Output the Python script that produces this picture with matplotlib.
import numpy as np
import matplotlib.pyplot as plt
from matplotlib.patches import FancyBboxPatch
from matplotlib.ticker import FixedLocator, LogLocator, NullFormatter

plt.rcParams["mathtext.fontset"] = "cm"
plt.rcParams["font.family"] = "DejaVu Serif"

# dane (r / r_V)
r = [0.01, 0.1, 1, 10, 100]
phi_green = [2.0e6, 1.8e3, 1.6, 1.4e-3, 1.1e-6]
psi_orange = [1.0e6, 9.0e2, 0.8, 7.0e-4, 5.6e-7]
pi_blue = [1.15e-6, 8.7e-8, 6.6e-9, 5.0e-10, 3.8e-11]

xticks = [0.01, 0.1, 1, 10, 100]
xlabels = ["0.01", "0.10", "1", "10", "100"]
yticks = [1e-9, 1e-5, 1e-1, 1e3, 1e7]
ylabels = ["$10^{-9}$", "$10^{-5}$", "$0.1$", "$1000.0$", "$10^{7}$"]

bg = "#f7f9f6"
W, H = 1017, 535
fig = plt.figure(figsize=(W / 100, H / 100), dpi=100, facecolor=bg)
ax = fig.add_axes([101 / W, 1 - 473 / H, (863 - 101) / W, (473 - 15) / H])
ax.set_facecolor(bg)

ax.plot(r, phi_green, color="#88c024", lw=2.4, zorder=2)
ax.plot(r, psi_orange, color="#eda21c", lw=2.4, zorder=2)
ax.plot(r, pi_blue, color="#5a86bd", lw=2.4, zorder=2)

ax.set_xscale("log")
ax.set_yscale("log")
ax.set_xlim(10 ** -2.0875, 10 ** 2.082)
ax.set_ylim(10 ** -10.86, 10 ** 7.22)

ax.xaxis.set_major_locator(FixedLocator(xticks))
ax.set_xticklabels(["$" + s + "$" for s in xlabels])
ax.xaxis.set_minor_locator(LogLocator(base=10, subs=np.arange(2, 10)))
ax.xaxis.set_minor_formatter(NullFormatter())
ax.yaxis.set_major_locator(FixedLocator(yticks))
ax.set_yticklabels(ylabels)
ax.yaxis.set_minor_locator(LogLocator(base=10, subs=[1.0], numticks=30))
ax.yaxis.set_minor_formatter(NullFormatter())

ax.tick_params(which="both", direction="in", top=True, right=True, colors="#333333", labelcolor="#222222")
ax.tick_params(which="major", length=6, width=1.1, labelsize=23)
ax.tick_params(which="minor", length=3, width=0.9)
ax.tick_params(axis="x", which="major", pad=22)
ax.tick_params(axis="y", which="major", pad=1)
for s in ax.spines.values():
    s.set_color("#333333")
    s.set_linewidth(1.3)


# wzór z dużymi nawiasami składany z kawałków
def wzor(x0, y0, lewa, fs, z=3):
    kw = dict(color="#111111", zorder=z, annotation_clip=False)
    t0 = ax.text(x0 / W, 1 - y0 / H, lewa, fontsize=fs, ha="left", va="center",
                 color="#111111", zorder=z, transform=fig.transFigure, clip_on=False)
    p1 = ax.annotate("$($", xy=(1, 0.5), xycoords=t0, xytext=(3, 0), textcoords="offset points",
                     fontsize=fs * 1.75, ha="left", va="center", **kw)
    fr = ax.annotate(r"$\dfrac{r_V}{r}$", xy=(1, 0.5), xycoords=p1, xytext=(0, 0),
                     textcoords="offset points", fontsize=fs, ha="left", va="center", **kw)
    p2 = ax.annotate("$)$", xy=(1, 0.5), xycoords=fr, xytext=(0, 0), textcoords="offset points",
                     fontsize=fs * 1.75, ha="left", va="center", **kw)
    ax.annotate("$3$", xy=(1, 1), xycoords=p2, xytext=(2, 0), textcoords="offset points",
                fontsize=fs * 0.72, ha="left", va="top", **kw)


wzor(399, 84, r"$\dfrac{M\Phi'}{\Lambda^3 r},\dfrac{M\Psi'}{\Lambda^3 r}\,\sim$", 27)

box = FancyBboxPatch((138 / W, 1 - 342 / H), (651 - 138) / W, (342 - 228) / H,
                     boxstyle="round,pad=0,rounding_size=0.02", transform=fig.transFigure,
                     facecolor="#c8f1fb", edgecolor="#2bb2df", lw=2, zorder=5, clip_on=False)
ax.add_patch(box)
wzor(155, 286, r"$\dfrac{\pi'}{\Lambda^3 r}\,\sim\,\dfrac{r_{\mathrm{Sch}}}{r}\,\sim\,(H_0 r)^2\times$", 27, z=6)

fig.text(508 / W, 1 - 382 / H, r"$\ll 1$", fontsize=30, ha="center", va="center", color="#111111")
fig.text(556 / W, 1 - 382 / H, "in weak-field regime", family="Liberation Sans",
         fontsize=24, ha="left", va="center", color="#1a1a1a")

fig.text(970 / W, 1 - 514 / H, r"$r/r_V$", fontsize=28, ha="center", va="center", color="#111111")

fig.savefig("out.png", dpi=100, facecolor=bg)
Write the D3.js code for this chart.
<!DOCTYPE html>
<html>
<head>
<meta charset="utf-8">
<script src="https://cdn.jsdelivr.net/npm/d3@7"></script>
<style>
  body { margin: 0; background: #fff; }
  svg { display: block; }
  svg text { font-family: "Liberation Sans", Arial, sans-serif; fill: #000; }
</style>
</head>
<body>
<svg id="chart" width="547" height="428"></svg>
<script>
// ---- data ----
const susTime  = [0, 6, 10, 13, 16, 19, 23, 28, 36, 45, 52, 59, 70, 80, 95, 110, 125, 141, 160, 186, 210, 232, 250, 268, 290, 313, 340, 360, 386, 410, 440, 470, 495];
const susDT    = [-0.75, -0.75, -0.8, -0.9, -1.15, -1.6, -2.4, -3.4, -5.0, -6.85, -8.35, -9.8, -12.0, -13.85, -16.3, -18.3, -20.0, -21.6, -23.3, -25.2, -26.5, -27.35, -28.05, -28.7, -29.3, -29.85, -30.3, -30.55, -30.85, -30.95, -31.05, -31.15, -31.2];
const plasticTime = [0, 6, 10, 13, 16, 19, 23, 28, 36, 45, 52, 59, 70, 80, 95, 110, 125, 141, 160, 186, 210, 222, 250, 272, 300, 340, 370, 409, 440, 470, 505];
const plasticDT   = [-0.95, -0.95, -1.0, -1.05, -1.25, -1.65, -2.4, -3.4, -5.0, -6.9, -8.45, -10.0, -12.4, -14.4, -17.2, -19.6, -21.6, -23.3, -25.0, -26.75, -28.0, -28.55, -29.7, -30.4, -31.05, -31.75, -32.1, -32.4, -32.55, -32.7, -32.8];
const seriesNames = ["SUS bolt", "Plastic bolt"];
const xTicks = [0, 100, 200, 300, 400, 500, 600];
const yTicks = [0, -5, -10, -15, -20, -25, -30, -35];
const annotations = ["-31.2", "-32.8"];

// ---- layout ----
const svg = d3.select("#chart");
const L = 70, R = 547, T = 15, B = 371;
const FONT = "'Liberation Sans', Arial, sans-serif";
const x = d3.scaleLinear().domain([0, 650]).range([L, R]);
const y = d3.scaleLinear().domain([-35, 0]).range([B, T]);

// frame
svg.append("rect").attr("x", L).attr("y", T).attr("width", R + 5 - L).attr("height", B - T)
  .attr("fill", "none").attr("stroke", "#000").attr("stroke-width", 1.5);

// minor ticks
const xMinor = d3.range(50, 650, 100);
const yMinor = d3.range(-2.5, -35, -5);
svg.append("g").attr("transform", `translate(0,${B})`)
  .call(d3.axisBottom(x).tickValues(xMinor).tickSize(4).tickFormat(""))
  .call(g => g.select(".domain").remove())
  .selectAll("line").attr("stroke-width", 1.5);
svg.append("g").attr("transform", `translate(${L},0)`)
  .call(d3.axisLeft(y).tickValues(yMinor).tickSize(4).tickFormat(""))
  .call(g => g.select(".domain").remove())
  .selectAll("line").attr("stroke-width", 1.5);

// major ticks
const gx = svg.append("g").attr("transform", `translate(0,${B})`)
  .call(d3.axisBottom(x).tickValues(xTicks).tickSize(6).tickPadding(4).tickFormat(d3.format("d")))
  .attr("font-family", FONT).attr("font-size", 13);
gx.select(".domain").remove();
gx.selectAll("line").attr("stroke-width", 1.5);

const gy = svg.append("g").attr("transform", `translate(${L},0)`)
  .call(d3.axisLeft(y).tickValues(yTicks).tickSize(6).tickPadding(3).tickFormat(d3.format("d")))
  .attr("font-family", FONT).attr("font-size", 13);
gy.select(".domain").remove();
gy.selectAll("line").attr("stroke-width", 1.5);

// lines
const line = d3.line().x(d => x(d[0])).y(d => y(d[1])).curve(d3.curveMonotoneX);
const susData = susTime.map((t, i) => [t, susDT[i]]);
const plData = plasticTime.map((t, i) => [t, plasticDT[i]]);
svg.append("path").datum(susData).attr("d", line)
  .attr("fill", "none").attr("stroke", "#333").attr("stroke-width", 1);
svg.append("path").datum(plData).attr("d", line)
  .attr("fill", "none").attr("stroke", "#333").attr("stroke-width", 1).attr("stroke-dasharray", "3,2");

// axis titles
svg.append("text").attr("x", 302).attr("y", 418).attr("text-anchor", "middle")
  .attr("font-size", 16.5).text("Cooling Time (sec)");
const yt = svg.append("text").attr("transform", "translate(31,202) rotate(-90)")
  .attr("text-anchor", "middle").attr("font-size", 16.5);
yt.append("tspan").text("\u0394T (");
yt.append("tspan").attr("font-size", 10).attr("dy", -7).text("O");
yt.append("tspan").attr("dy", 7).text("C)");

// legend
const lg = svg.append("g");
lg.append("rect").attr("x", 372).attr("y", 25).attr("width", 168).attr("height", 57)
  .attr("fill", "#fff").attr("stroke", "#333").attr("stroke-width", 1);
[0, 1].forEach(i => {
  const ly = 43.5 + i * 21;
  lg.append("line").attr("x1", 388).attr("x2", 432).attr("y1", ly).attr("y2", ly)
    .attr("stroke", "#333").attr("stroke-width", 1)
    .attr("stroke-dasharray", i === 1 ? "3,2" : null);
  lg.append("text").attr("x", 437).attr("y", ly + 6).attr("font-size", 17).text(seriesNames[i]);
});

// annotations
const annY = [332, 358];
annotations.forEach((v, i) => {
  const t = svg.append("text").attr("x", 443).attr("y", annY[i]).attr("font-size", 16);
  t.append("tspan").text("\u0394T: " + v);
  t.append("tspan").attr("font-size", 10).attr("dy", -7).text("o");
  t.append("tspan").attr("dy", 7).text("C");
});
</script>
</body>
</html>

- - - - -

- _Instructions to follow_: Please copy exactly the lines from the first line of the records above through the line containing "pi_blue = [1.15e-6, 8.7e-8, 6.6e-9, 5.0e-10, 3.8e-11]", including both, and nothing more.

- _Reply to the task_:
Output the Python script that produces this picture with matplotlib.
import numpy as np
import matplotlib.pyplot as plt
from matplotlib.patches import FancyBboxPatch
from matplotlib.ticker import FixedLocator, LogLocator, NullFormatter

plt.rcParams["mathtext.fontset"] = "cm"
plt.rcParams["font.family"] = "DejaVu Serif"

# dane (r / r_V)
r = [0.01, 0.1, 1, 10, 100]
phi_green = [2.0e6, 1.8e3, 1.6, 1.4e-3, 1.1e-6]
psi_orange = [1.0e6, 9.0e2, 0.8, 7.0e-4, 5.6e-7]
pi_blue = [1.15e-6, 8.7e-8, 6.6e-9, 5.0e-10, 3.8e-11]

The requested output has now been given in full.